- _EXERCISE INPUTS_

-=-=-

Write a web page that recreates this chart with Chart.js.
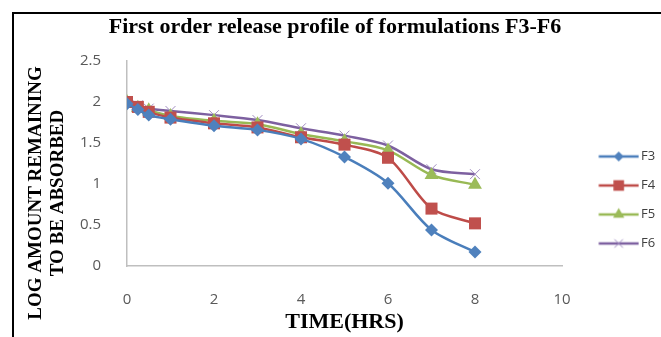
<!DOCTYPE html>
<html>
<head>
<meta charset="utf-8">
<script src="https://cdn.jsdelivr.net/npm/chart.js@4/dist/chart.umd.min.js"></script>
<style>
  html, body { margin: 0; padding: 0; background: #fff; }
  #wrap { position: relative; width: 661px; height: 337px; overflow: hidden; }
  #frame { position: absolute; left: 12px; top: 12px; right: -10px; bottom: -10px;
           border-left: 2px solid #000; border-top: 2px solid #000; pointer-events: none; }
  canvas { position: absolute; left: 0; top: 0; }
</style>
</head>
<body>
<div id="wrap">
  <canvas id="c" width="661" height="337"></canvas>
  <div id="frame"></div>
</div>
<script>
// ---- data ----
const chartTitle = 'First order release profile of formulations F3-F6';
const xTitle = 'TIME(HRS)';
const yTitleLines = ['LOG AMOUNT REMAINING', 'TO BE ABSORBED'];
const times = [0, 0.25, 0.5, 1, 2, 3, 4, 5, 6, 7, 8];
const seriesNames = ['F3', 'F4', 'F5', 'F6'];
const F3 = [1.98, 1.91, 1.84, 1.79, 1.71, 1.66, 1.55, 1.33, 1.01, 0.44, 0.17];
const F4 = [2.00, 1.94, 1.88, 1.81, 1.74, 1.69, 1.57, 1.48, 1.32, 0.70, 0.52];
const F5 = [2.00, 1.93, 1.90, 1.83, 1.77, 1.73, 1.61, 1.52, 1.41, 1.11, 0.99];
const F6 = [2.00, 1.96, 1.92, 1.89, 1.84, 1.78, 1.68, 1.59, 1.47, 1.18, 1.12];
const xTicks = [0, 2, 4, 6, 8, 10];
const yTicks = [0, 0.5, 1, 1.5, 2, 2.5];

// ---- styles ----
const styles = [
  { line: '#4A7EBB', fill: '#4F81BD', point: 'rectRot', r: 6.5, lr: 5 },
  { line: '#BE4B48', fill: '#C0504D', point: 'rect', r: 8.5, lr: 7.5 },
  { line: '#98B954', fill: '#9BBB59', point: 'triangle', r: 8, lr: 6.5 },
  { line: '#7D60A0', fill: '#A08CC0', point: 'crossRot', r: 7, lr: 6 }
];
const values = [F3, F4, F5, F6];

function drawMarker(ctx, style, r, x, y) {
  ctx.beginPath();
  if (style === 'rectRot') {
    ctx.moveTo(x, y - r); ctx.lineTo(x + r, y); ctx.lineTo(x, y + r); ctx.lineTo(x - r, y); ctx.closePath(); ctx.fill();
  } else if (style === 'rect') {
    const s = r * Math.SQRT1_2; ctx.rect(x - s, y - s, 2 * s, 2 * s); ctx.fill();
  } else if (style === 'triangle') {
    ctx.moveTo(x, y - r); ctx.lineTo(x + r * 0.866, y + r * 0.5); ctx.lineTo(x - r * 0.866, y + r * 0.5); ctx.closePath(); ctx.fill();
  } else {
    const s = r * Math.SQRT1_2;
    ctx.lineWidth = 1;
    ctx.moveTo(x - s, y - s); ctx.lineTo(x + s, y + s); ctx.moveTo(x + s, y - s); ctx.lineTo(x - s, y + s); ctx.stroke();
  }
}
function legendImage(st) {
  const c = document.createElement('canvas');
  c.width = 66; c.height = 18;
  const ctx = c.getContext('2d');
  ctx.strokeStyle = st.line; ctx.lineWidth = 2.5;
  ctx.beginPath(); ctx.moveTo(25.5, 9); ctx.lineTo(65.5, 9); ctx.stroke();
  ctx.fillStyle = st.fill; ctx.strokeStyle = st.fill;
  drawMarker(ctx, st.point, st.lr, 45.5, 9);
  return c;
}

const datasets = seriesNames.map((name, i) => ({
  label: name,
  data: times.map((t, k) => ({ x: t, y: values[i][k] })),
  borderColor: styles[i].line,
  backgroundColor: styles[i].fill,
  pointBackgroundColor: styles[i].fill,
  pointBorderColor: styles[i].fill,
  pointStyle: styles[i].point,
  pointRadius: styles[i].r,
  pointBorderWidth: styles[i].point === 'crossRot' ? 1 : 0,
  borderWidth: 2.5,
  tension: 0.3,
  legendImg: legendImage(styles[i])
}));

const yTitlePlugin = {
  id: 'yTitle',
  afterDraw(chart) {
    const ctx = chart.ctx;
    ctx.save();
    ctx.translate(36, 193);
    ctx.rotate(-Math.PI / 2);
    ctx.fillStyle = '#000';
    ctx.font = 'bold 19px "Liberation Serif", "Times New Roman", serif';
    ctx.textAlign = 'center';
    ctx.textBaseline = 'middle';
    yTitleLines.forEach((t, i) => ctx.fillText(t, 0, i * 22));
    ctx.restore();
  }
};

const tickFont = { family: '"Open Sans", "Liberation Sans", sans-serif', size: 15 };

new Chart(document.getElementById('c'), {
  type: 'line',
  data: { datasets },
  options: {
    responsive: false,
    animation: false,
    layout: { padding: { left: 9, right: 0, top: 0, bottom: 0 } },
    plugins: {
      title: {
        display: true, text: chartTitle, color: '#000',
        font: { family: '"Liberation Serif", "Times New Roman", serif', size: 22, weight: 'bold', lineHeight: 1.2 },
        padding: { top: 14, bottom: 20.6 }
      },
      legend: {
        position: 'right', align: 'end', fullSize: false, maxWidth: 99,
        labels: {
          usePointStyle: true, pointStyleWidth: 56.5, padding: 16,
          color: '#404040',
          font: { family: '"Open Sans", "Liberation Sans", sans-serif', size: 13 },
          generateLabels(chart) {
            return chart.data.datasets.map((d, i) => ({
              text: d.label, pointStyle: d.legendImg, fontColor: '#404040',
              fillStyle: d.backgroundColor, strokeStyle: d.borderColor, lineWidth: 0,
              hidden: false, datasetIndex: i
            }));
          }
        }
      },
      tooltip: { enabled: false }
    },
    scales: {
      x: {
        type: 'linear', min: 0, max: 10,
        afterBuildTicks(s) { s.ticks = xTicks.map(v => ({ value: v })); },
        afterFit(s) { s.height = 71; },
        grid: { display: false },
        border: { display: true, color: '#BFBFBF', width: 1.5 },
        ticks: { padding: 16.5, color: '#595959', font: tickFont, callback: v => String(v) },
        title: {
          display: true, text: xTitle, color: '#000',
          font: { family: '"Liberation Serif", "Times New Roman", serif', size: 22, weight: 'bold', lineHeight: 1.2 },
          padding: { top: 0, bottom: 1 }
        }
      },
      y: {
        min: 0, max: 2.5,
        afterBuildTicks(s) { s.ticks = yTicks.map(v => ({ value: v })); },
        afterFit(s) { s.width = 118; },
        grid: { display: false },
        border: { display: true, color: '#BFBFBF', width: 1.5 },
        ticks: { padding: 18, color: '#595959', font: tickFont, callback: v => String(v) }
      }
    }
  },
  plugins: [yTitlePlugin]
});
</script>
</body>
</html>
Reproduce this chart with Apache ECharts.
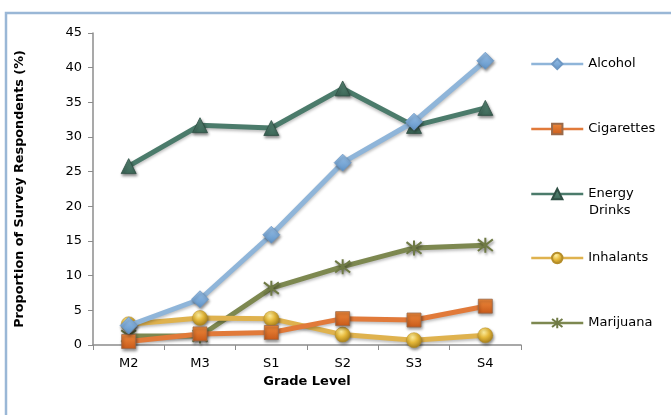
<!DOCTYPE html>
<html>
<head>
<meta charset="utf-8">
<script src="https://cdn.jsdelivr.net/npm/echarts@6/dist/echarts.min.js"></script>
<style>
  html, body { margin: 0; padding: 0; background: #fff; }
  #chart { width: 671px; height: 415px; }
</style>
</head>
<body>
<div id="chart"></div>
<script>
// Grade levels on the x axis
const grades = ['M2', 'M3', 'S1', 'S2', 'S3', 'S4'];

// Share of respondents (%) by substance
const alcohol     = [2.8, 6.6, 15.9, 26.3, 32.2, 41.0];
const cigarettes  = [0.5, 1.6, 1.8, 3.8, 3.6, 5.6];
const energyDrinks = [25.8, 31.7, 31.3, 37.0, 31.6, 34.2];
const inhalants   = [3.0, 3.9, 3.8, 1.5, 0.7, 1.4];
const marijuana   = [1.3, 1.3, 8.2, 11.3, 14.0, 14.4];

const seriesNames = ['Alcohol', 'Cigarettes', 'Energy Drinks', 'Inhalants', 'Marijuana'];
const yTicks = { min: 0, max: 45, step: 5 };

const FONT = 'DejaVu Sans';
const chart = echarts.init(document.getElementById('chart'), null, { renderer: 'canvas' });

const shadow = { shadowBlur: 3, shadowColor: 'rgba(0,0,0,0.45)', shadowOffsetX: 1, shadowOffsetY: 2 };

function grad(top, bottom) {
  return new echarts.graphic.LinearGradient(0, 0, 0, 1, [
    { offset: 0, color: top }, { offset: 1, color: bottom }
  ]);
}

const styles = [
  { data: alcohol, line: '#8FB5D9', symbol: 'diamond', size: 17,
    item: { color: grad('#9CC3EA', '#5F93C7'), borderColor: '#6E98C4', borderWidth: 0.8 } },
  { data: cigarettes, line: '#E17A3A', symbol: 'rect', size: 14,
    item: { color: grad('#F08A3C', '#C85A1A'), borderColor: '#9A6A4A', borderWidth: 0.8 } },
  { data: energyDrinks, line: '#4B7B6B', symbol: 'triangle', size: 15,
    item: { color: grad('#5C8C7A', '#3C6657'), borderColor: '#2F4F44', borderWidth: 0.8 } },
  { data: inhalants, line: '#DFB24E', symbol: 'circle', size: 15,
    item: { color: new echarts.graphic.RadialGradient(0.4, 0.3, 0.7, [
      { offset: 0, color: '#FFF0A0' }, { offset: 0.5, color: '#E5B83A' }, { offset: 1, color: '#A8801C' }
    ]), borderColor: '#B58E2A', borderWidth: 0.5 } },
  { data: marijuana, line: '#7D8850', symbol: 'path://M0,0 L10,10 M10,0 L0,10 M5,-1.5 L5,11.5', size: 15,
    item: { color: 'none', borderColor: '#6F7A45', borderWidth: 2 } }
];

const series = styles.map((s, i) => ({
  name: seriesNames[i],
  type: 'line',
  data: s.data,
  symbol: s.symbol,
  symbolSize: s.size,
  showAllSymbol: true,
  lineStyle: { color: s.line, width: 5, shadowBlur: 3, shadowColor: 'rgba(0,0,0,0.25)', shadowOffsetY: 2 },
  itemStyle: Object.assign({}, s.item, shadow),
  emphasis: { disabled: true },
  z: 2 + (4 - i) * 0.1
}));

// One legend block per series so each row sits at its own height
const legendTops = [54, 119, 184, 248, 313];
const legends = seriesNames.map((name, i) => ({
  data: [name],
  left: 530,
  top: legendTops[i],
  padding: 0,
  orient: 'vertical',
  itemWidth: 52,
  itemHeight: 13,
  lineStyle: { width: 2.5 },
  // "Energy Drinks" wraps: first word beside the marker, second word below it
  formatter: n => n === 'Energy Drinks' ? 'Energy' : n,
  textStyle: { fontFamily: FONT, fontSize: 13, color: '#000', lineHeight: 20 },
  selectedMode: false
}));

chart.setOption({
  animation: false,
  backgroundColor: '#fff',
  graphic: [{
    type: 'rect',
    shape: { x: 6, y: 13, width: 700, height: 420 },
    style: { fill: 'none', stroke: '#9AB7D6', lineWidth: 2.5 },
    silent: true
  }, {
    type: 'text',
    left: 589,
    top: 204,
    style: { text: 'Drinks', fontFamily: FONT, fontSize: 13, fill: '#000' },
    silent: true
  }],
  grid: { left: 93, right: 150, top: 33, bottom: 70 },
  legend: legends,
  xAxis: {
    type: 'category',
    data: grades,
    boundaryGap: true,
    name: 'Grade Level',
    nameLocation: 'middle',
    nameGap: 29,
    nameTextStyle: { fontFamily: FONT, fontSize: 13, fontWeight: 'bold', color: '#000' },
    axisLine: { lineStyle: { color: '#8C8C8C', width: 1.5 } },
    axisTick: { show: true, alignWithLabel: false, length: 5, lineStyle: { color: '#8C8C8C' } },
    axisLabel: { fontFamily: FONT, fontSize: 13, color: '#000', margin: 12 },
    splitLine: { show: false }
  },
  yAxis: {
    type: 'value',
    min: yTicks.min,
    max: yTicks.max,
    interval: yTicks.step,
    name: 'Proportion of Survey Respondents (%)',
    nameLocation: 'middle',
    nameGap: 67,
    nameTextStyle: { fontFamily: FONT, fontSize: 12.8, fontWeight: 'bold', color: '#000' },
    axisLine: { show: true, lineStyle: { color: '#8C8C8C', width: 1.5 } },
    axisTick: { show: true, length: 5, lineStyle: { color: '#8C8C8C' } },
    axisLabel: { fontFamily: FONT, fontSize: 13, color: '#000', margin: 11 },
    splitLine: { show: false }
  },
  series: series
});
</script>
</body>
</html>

-=-=-

- _THE TASK_
Up to and including the line containing "const yTicks = [0, 0.5, 1, 1.5, 2, 2.5];", repeat every line from the start of the data, but none of the pictures.

- _REPLY TO THE EXERCISE_
Write a web page that recreates this chart with Chart.js.
<!DOCTYPE html>
<html>
<head>
<meta charset="utf-8">
<script src="https://cdn.jsdelivr.net/npm/chart.js@4/dist/chart.umd.min.js"></script>
<style>
  html, body { margin: 0; padding: 0; background: #fff; }
  #wrap { position: relative; width: 661px; height: 337px; overflow: hidden; }
  #frame { position: absolute; left: 12px; top: 12px; right: -10px; bottom: -10px;
           border-left: 2px solid #000; border-top: 2px solid #000; pointer-events: none; }
  canvas { position: absolute; left: 0; top: 0; }
</style>
</head>
<body>
<div id="wrap">
  <canvas id="c" width="661" height="337"></canvas>
  <div id="frame"></div>
</div>
<script>
// ---- data ----
const chartTitle = 'First order release profile of formulations F3-F6';
const xTitle = 'TIME(HRS)';
const yTitleLines = ['LOG AMOUNT REMAINING', 'TO BE ABSORBED'];
const times = [0, 0.25, 0.5, 1, 2, 3, 4, 5, 6, 7, 8];
const seriesNames = ['F3', 'F4', 'F5', 'F6'];
const F3 = [1.98, 1.91, 1.84, 1.79, 1.71, 1.66, 1.55, 1.33, 1.01, 0.44, 0.17];
const F4 = [2.00, 1.94, 1.88, 1.81, 1.74, 1.69, 1.57, 1.48, 1.32, 0.70, 0.52];
const F5 = [2.00, 1.93, 1.90, 1.83, 1.77, 1.73, 1.61, 1.52, 1.41, 1.11, 0.99];
const F6 = [2.00, 1.96, 1.92, 1.89, 1.84, 1.78, 1.68, 1.59, 1.47, 1.18, 1.12];
const xTicks = [0, 2, 4, 6, 8, 10];
const yTicks = [0, 0.5, 1, 1.5, 2, 2.5];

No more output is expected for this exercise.